Monday, August 27, 2018
4:00 p.m. GTMI/Callaway Bldg. Auditorium
Reception at 3:30 p.m. in the GTMI Atrium
The Savannah River Site in Aiken, SC was constructed in the 1950’s to produce the basic materials necessary in the fabrication of nuclear weapons, primarily tritium and plutonium-239. Five reactors were also built in an effort to produce these materials for our nation’s defense programs. In support of these efforts, the Savannah River Laboratory was created. In 2004, the lab became Savannah River National Laboratory and has three main focus areas: National Security, Environmental Stewardship, and Clean Energy. The this presentation will discuss the history of the Savannah River Site, the role of the Savannah River National Laboratory in the safety and security of the nation, the immobilization of legacy nuclear waste, and some of the materials failures that occurred during nuclear waste processing.

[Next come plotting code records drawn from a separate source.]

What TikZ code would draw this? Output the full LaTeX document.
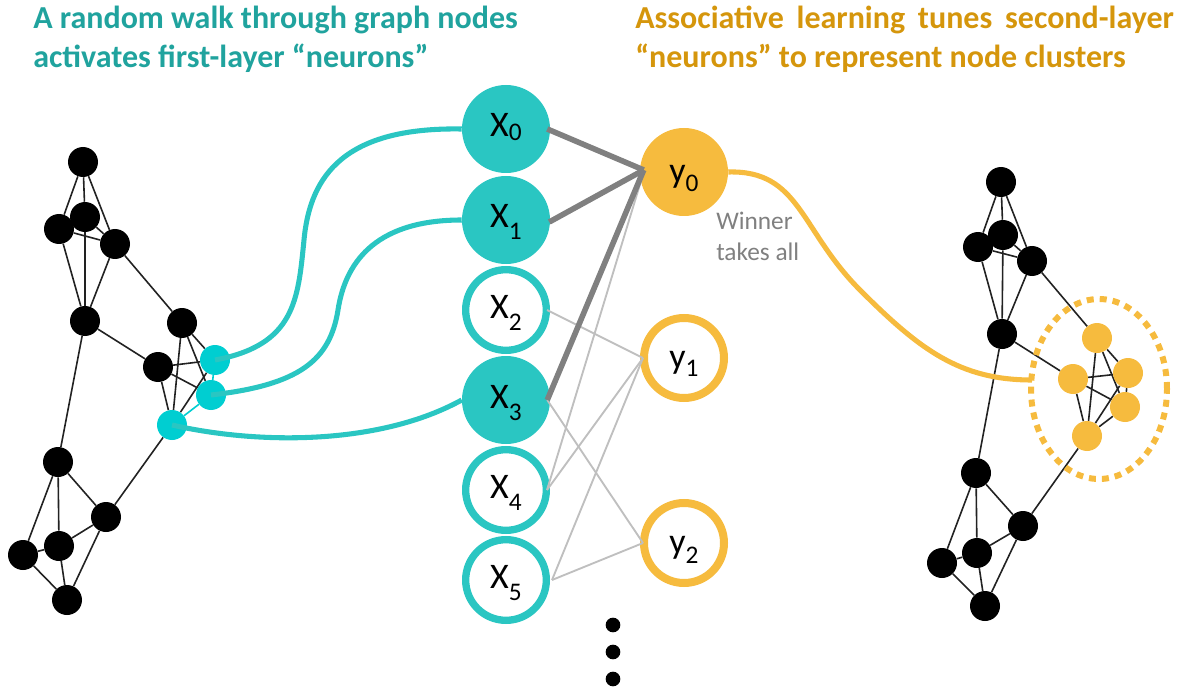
\documentclass[tikz,border=0pt]{standalone}
\usepackage{fontspec}
\setmainfont{Carlito}
\usetikzlibrary{calc}
\pgfdeclarelayer{bg}
\pgfsetlayers{bg,main}
\definecolor{tealT}{RGB}{32,163,158}
\definecolor{orangeT}{RGB}{213,150,12}
\definecolor{xfill}{RGB}{42,198,194}
\definecolor{cyanN}{RGB}{0,206,209}
\definecolor{ornN}{RGB}{246,187,62}
\definecolor{thickG}{RGB}{128,128,128}
\definecolor{thinG}{RGB}{191,191,191}
\definecolor{edgeK}{RGB}{34,34,34}
\newcommand\sbs[2]{\raisebox{-#1}{\fontsize{19}{19}\selectfont #2}}
\begin{document}
\begin{tikzpicture}[x=0.75pt,y=-0.75pt,
  gnode/.style={circle,fill=black,minimum size=22.5pt,inner sep=0pt},
  cnode/.style={gnode,fill=cyanN},
  onode/.style={gnode,fill=ornN},
  gedge/.style={draw=edgeK,line width=1.2pt},
  cedge/.style={draw=cyanN,line width=1.2pt},
  bigfont/.style={font=\fontsize{27}{27}\selectfont},
  xon/.style={circle,fill=xfill,minimum size=66pt,inner sep=0pt,bigfont,text height=17pt,text depth=5pt},
  xoff/.style={circle,draw=xfill,fill=white,line width=5.5pt,minimum size=60.5pt,inner sep=0pt,bigfont,text height=17pt,text depth=5pt},
  yon/.style={circle,fill=ornN,minimum size=66pt,inner sep=0pt,bigfont,text height=20pt,text depth=4pt},
  yoff/.style={circle,draw=ornN,fill=white,line width=6pt,minimum size=60pt,inner sep=0pt,bigfont,text height=20pt,text depth=4pt},
  thickw/.style={draw=thickG,line width=4.2pt},
  thinw/.style={draw=thinG,line width=1.4pt},
  ccurve/.style={draw=xfill,line width=3.8pt},
  ocurve/.style={draw=ornN,line width=3.8pt},
  dotn/.style={circle,fill=black,minimum size=11pt,inner sep=0pt},
  ttl/.style={anchor=base west,align=left,inner sep=0pt,font=\fontsize{24}{29.25}\selectfont\bfseries}
]
\useasboundingbox (0,0) rectangle (1182,688);

% titles (base anchor = last line)
\node[ttl,text=tealT] (t1) at (33,68) {A random walk through graph nodes\\activates first-layer “neurons”};
\node[ttl,text=orangeT] (t2) at (635,68) {\makebox[404pt][s]{Associative learning tunes second-layer}\\“neurons” to represent node clusters};

% left graph
\node[gnode] (L1) at (83,162) {};
\node[gnode] (L3) at (59,229) {};
\node[gnode] (L2) at (85,217) {};
\node[gnode] (L4) at (115,244) {};
\node[gnode] (L5) at (85,321) {};
\node[gnode] (L6) at (182,323) {};
\node[gnode] (L7) at (158,367) {};
\node[cnode] (L8) at (215,360) {};
\node[cnode] (L9) at (211,395) {};
\node[cnode] (L10) at (172,425) {};
\node[gnode] (L11) at (58,462) {};
\node[gnode] (L12) at (106,517) {};
\node[gnode] (L13) at (59,546) {};
\node[gnode] (L14) at (23,555) {};
\node[gnode] (L15) at (67,600) {};

% right graph
\node[gnode] (R1) at (1001,182) {};
\node[gnode] (R3) at (978,247) {};
\node[gnode] (R2) at (1003,235) {};
\node[gnode] (R4) at (1032,261) {};
\node[gnode] (R5) at (1002,334) {};
\node[onode] (R6) at (1097,338) {};
\node[onode] (R7) at (1073,379) {};
\node[onode] (R8) at (1128,373) {};
\node[onode] (R9) at (1125,407) {};
\node[onode] (R10) at (1087,436) {};
\node[gnode] (R11) at (976,473) {};
\node[gnode] (R12) at (1023,526) {};
\node[gnode] (R13) at (977,553) {};
\node[gnode] (R14) at (942,563) {};
\node[gnode] (R15) at (985,606) {};

\begin{pgfonlayer}{bg}
\foreach \a/\b in {1/3,1/2,1/4,2/4,3/4,3/5,2/5,4/5,4/6,5/7,5/11,6/10,6/9,6/8,7/8,7/9,7/10,10/8,10/12,11/12,11/13,11/14,12/13,12/15,13/14,13/15,14/15}{
  \draw[gedge] (L\a) -- (L\b);
  \draw[gedge] (R\a) -- (R\b);
}
\draw[cedge] (L10) -- (L9);
\draw[cedge] (L8) -- (L9);
\draw[gedge] (R10) -- (R9);
\draw[gedge] (R8) -- (R9);
\end{pgfonlayer}

% first layer
\node[xon] (x0) at (506,129) {X\sbs{3pt}{0}};
\node[xon] (x1) at (506,220) {X\sbs{9pt}{1}};
\node[xoff] (x2) at (506,310) {X\sbs{9pt}{2}};
\node[xon] (x3) at (506,400) {X\sbs{9pt}{3}};
\node[xoff] (x4) at (506,490) {X\sbs{9pt}{4}};
\node[xoff] (x5) at (506,580) {X\sbs{9pt}{5}};

% second layer
\node[yon] (y0) at (684,172) {y\sbs{7pt}{0}};
\node[yoff] (y1) at (684,358) {y\sbs{6pt}{1}};
\node[yoff] (y2) at (684,543) {y\sbs{7pt}{2}};

\node[dotn] (d1) at (613,625) {};
\node[dotn] (d2) at (613,652) {};
\node[dotn] (d3) at (613,679) {};

% walk curves
\draw[ccurve] (L8.center) .. controls (295,345) and (298,300) .. (304,240) .. controls (310,175) and (345,127) .. (x0.west);
\draw[ccurve] (L9.center) .. controls (300,385) and (330,360) .. (338,310) .. controls (346,258) and (380,220) .. (x1.west);
\draw[ccurve] (L10.center) .. controls (260,445) and (380,445) .. (x3.west);

% weights
\draw[thinw] ($(x2.east)+(-3,0)$) -- ($(y1.west)+(3,0)$);
\draw[thinw] ($(x3.east)+(-3,0)$) -- ($(y2.west)+(3,0)$);
\draw[thinw] ($(x4.east)+(-3,0)$) -- ($(y0.west)+(4,0)$);
\draw[thinw] ($(x4.east)+(-3,0)$) -- ($(y1.west)+(3,0)$);
\draw[thinw] ($(x5.east)+(2,0)$) -- ($(y1.west)+(3,0)$);
\draw[thinw] ($(x5.east)+(2,0)$) -- ($(y2.west)+(3,0)$);
\draw[thickw] ($(x0.east)+(-3,0)$) -- ($(y0.west)+(4,-2)$);
\draw[thickw] ($(x1.east)+(-1,2)$) -- ($(y0.west)+(4,-2)$);
\draw[thickw] ($(x3.east)+(-3,0)$) -- ($(y0.west)+(4,-2)$);

\node[anchor=base west,align=left,inner sep=0pt,text=thickG,font=\fontsize{19}{23.25}\selectfont] (win) at (716,260) {Winner\\takes all};

% cluster
\coordinate (oend) at (1032,380);
\draw[ocurve] (y0.east) .. controls (800,170) and (800,230) .. (860,290) .. controls (920,350) and (960,380) .. (oend);
\draw[ornN,line width=4.5pt,dash pattern=on 5.25pt off 4.5pt] (1099,389) ellipse [x radius=51pt,y radius=67.5pt];
\end{tikzpicture}
\end{document}
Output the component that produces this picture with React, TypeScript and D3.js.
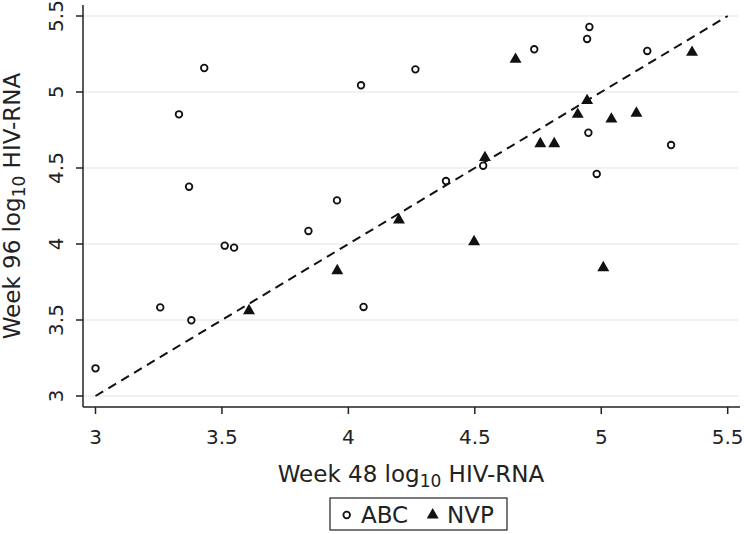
import React from "react";
import * as d3 from "d3";

const abcX = [3.43, 3.33, 3.37, 3.955, 4.05, 4.265, 4.735, 4.953, 4.944, 5.182, 4.949, 5.276, 4.982, 4.533, 4.386, 3.842, 3.511, 3.548, 3.256, 3.379, 4.06, 3.0];
const abcY = [5.158, 4.853, 4.377, 4.287, 5.044, 5.149, 5.281, 5.428, 5.349, 5.27, 4.732, 4.651, 4.461, 4.515, 4.414, 4.086, 3.989, 3.976, 3.583, 3.498, 3.586, 3.182];
const nvpX = [4.661, 5.359, 4.944, 4.907, 5.04, 5.139, 4.759, 4.814, 4.54, 4.2, 3.607, 3.956, 4.497, 5.008];
const nvpY = [5.215, 5.261, 4.943, 4.853, 4.822, 4.86, 4.66, 4.66, 4.568, 4.158, 3.561, 3.824, 4.015, 3.844];
const ticks = [3, 3.5, 4, 4.5, 5, 5.5];
const tickLabels = ["3", "3.5", "4", "4.5", "5", "5.5"];
const legendLabels = ["ABC", "NVP"];

const W = 744;
const H = 534;
const FONT = "'DejaVu Sans', Verdana, sans-serif";

export default function App() {
  const x = d3.scaleLinear().domain([3, 5.5]).range([95.5, 727.7]);
  const y = d3.scaleLinear().domain([3, 5.5]).range([396, 16]);
  const axL = 83, axR = 740, axT = 5, axB = 407;
  const tri = d3.symbol().type(d3.symbolTriangle).size(62)();
  const line = d3.line<number>().x((v) => x(v)).y((v) => y(v));

  return (
    <svg width={W} height={H} style={{ position: "absolute", left: 0, top: 0, background: "#fff" }} fontFamily={FONT}>
      {ticks.map((t) => (
        <line key={"g" + t} x1={axL} x2={738} y1={y(t)} y2={y(t)} stroke="#ececec" strokeWidth={1.5} />
      ))}
      <line x1={axL} x2={axL} y1={axT} y2={axB} stroke="#222" strokeWidth={1.5} />
      <line x1={axL} x2={axR} y1={axB} y2={axB} stroke="#222" strokeWidth={1.5} />
      {ticks.map((t, i) => (
        <g key={"xt" + t}>
          <line x1={x(t)} x2={x(t)} y1={axB} y2={axB + 7} stroke="#222" strokeWidth={1.5} />
          <text x={x(t)} y={444} textAnchor="middle" fontSize={20} fill="#222">{tickLabels[i]}</text>
        </g>
      ))}
      {ticks.map((t, i) => (
        <g key={"yt" + t}>
          <line x1={axL - 7} x2={axL} y1={y(t)} y2={y(t)} stroke="#222" strokeWidth={1.5} />
          <text transform={`translate(63,${y(t)}) rotate(-90)`} textAnchor="middle" fontSize={20} fill="#222">{tickLabels[i]}</text>
        </g>
      ))}
      <path d={line([3, 5.5]) || ""} stroke="#111" strokeWidth={2} strokeDasharray="9,6" fill="none" />
      {abcX.map((v, i) => (
        <circle key={"a" + i} cx={x(v)} cy={y(abcY[i])} r={3.3} fill="#fff" stroke="#111" strokeWidth={1.8} />
      ))}
      {nvpX.map((v, i) => (
        <path key={"n" + i} d={tri || ""} transform={`translate(${x(v)},${y(nvpY[i])})`} fill="#111" />
      ))}
      <text x={411} y={482} textAnchor="middle" fontSize={23} fill="#222">
        Week 48 log<tspan fontSize={17} dy={5}>10</tspan><tspan dy={-5}> HIV-RNA</tspan>
      </text>
      <text transform={`translate(20,206) rotate(-90)`} textAnchor="middle" fontSize={23} fill="#222">
        Week 96 log<tspan fontSize={17} dy={5}>10</tspan><tspan dy={-5}> HIV-RNA</tspan>
      </text>
      <rect x={330} y={498} width={177} height={32} fill="#fff" stroke="#222" strokeWidth={1.2} />
      <circle cx={346.7} cy={515} r={3.3} fill="#fff" stroke="#111" strokeWidth={1.8} />
      <text x={361} y={523} fontSize={23} fill="#222">{legendLabels[0]}</text>
      <path d={tri || ""} transform="translate(432.7,515)" fill="#111" />
      <text x={447} y={523} fontSize={23} fill="#222">{legendLabels[1]}</text>
    </svg>
  );
}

Biographical Information: Marissa Reigel Burnett joined Savannah River National Laboratory in 2009 after receiving her doctorate in Metallurgical and Materials Engineering from the Colorado School of Mines. Currently, she the manager for the Materials Applications and Process Technology (MA&PT) Group which specializes in metallurgy and materials science, nuclear material management, aging materials, and nuclear radiation modeling. Prior to becoming a manger, her research focused on the processing and immobilization of legacy nuclear waste, including the formulation and properties of radioactive waste forms, erosion/corrosion design basis, material compatibility analyses and project management. In 2015, Marissa was selected as a recipient of the SRNL Laboratory Director’s Award for Early Career Exceptional Achievement for her work on erosion-corrosion issues at the Hanford Site in Washington State. She is an active member of the American Ceramics Society and ASM International.